Ports in Portland Region Keep Commerce Flowing
Published Feb 13, 2009

Cargo ships move in and out of the Port of Portland, which handled a record 15 million tons of freight in 2007.
Three years running, Portland International Airport has topped Condé Nast Traveler’s ranking of the best U.S. airports and achieved the nation’s highest marks for security, comfort and design.
It doesn’t hurt that PDX, the airport code by which locals know it, carries an industry-leading track record for on-time flights and went green long before the environment became top of mind. PDX electricity hums from solar panels; its low-flush toilets save about 80,000 gallons of water daily; and its food operations turn waste into compost.
Guidance of the airport falls to the Port of Portland, which also administers operations at three general-aviation airports: Hillsboro, west of Portland; Troutdale, east of Portland; and Mulino, south of the city.
A record 14.6 million passengers used PDX in 2007, and Port of Portland Executive Director Bill Wyatt is equally proud of the volume of cargo handled by the four port-owned terminals (not to mention the business generated at the port’s six industrial parks).
“Due largely to the cargo moving through the Port of Portland, Oregon exports [in 2007] totaled $16.5 billion,” Wyatt says. Marine freight reached a record 15 million tons, with 4.6 million tons of grain exceeding any total from the past decade.
A major entry point for Toyota Motor Sales USA, the port moves 450,000 vehicles a year.
With a 10,000-acre portfolio, the Port of Portland created the Troutdale Reynolds Industrial Park from a former 700-acre Reynolds Metals Inc. site. FedEx Corp., its first tenant, plans to build a $130 million ground-freight facility and hire 950 people.
The port itself will undertake $500 million of infrastructure work in the next three years to keep air and port operations cutting-edge – money that Wyatt says is well spent. “The port generates nearly $8 in tax revenue for every $1 it collects in property taxes,” he says.
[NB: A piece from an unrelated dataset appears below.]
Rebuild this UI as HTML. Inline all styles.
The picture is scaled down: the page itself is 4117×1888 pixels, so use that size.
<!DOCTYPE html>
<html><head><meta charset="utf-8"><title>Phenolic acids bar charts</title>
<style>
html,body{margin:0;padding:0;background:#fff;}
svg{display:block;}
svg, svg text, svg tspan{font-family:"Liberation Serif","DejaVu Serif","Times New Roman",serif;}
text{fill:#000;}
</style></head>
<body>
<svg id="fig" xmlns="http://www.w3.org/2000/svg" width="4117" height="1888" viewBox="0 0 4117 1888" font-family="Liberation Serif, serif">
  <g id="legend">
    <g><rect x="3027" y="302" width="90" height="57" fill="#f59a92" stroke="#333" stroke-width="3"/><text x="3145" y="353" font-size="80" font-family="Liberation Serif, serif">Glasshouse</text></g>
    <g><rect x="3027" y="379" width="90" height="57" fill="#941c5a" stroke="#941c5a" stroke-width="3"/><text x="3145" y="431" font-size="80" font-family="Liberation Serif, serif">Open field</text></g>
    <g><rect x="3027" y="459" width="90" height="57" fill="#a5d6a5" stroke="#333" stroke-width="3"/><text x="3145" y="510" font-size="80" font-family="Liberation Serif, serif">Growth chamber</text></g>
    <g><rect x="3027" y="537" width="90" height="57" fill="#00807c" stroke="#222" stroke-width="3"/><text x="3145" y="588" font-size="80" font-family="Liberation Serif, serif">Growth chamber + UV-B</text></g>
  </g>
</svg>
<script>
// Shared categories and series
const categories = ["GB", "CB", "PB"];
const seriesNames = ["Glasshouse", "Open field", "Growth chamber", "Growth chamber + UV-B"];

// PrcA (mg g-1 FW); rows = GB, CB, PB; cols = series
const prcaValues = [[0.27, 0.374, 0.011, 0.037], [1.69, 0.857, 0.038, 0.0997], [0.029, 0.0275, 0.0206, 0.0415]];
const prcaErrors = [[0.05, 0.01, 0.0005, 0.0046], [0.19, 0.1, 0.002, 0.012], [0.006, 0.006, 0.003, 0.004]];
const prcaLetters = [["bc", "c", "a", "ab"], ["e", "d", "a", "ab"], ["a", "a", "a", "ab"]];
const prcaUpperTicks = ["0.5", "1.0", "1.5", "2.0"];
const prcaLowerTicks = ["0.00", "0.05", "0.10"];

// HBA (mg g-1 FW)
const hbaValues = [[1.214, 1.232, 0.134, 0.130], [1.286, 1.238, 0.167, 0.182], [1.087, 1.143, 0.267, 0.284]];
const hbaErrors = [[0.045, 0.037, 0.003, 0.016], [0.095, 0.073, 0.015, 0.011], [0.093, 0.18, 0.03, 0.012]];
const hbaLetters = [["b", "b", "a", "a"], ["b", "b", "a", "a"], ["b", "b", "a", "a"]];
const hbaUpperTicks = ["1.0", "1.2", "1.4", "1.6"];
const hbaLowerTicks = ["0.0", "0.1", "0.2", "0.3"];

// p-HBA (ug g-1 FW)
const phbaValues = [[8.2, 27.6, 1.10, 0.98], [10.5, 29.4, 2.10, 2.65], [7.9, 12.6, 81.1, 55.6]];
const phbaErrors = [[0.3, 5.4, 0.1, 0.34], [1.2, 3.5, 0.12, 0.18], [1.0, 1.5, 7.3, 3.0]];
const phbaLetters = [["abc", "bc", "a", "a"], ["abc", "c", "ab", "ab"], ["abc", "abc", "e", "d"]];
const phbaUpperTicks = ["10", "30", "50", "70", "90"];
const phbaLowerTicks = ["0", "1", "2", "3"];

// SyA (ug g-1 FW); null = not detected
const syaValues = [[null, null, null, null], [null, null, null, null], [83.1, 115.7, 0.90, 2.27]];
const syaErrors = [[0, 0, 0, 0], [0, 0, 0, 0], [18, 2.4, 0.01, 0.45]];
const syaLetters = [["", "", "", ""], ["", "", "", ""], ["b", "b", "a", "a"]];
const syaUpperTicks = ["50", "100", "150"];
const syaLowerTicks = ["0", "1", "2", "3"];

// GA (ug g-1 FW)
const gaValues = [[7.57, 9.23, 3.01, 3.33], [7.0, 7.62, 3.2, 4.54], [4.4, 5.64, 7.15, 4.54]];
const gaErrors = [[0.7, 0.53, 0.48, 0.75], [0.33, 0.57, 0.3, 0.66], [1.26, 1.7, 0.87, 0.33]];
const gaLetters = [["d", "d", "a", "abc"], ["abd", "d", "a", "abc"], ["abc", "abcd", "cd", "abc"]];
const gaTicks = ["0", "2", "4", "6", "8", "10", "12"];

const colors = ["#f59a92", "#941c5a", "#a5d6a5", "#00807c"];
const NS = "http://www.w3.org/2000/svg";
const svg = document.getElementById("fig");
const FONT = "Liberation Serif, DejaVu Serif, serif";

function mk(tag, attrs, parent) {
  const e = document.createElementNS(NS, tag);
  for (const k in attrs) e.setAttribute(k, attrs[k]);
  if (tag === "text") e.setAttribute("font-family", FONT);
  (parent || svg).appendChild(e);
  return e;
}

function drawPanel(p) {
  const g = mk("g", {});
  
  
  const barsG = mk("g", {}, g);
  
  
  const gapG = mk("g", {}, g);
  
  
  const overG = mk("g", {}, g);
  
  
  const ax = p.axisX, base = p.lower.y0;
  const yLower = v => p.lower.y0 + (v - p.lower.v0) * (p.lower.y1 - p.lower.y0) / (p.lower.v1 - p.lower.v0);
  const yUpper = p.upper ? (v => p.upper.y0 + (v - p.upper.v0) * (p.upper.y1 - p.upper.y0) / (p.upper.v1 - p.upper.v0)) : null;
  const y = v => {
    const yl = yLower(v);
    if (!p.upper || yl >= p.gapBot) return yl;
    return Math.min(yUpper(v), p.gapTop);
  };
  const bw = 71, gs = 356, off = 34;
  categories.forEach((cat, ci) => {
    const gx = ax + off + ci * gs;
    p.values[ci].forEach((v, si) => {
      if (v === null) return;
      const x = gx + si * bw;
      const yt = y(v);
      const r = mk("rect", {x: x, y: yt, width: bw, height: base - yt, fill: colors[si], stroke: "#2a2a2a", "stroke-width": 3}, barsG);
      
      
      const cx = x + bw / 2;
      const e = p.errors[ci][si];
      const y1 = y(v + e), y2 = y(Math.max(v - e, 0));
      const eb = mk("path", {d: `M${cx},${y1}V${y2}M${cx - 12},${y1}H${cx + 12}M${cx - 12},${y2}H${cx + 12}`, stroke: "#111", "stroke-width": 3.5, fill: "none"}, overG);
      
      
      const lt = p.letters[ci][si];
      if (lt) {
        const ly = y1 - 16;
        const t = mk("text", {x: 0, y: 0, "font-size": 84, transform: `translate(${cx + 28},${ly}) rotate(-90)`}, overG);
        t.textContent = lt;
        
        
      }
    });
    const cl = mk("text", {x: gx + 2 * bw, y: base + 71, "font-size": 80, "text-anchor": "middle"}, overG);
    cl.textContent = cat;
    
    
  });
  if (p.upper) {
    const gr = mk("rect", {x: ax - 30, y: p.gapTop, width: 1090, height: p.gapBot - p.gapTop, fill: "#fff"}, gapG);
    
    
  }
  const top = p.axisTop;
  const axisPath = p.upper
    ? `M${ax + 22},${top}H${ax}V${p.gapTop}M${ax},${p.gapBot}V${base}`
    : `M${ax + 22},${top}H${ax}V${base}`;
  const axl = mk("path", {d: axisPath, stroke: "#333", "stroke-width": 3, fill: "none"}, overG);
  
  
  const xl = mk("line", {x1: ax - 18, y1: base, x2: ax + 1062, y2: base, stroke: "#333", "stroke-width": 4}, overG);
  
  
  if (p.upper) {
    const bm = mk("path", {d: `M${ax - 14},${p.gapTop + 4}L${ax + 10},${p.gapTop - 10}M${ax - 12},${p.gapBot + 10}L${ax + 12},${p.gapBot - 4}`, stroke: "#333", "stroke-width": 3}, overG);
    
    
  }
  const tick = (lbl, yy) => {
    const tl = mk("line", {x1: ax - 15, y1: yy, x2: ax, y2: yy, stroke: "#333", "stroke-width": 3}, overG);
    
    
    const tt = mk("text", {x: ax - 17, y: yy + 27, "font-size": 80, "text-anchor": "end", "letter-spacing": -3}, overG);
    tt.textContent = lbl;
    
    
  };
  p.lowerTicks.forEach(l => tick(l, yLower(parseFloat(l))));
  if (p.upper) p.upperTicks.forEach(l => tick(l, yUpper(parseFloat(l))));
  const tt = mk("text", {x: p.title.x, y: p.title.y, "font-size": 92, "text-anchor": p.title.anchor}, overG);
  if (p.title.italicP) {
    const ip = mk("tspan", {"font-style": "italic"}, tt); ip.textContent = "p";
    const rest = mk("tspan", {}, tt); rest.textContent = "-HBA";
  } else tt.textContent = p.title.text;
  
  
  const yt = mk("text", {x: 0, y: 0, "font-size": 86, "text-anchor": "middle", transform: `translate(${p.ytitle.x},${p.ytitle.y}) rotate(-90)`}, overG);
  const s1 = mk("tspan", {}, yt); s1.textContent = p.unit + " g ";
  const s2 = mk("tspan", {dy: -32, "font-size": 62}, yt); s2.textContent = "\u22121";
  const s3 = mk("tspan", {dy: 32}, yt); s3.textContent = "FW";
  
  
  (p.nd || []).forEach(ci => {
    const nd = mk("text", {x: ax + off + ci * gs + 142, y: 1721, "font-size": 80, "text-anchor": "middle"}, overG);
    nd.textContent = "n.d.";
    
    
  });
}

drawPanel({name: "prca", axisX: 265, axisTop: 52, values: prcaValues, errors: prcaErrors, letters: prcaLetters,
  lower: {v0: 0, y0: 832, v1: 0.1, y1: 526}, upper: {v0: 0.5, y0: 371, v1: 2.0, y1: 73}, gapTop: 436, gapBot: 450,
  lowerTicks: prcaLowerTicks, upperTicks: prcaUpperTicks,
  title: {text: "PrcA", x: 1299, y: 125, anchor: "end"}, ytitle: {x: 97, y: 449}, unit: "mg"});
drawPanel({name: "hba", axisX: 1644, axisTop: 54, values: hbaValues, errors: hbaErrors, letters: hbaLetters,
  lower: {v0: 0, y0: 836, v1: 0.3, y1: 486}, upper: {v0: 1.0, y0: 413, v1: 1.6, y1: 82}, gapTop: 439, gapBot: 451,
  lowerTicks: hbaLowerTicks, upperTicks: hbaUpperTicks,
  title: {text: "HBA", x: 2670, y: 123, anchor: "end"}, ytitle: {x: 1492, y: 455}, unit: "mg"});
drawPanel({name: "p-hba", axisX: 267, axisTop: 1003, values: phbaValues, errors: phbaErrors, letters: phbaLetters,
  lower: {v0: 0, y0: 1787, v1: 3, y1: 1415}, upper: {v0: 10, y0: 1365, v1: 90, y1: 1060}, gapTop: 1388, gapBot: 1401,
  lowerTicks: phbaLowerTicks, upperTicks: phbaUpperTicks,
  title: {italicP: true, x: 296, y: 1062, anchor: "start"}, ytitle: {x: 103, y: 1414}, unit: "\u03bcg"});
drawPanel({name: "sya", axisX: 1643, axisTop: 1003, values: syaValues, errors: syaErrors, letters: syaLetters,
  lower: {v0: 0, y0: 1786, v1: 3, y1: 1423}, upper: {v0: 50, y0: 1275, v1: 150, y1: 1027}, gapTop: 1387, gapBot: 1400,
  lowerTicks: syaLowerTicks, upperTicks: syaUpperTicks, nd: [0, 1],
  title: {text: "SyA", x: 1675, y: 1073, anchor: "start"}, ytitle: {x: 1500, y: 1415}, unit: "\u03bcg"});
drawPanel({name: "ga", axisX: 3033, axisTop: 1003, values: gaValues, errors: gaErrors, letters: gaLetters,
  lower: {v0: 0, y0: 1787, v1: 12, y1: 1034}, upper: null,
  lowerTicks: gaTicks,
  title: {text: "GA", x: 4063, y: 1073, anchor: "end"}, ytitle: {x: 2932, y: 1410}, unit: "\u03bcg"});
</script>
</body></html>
Rail Enhances Vancouver Port
Across the Columbia River in Washington, the Port of Vancouver USA represents another vital economic link for the region. Vancouver joins Portland, Seattle and Tacoma, Wash., as one of the top four Pacific Northwest ports, says spokesman Nelson Holmberg. The port has embarked on a $137 million rail project that will lengthen internal trackage from 16 miles to 44 miles.
“We’re talking about more jobs and more cargo once that’s finished,” with the first leg opening in 2009, Holmberg says. The port’s bulk-cargo niche led it to attract 5.8 million tons of freight in 2007, including 265,000 tons of copper concentrate, 132,000 tons of bentonite clay, 308 wind turbines and more than 41,000 Subaru vehicles.
The Vancouver port, which is now developing a 218-acre marine industrial park, recently purchased its second $4 million mobile harbor crane. In 2008, the first crane heaved five 90-ton reels of steel cable onto flat railcars for installation of a gondola at a British Columbia ski resort.
“The cranes have allowed us to do things like handle that (type of) special cargo, which means more business for us,” Holmberg says.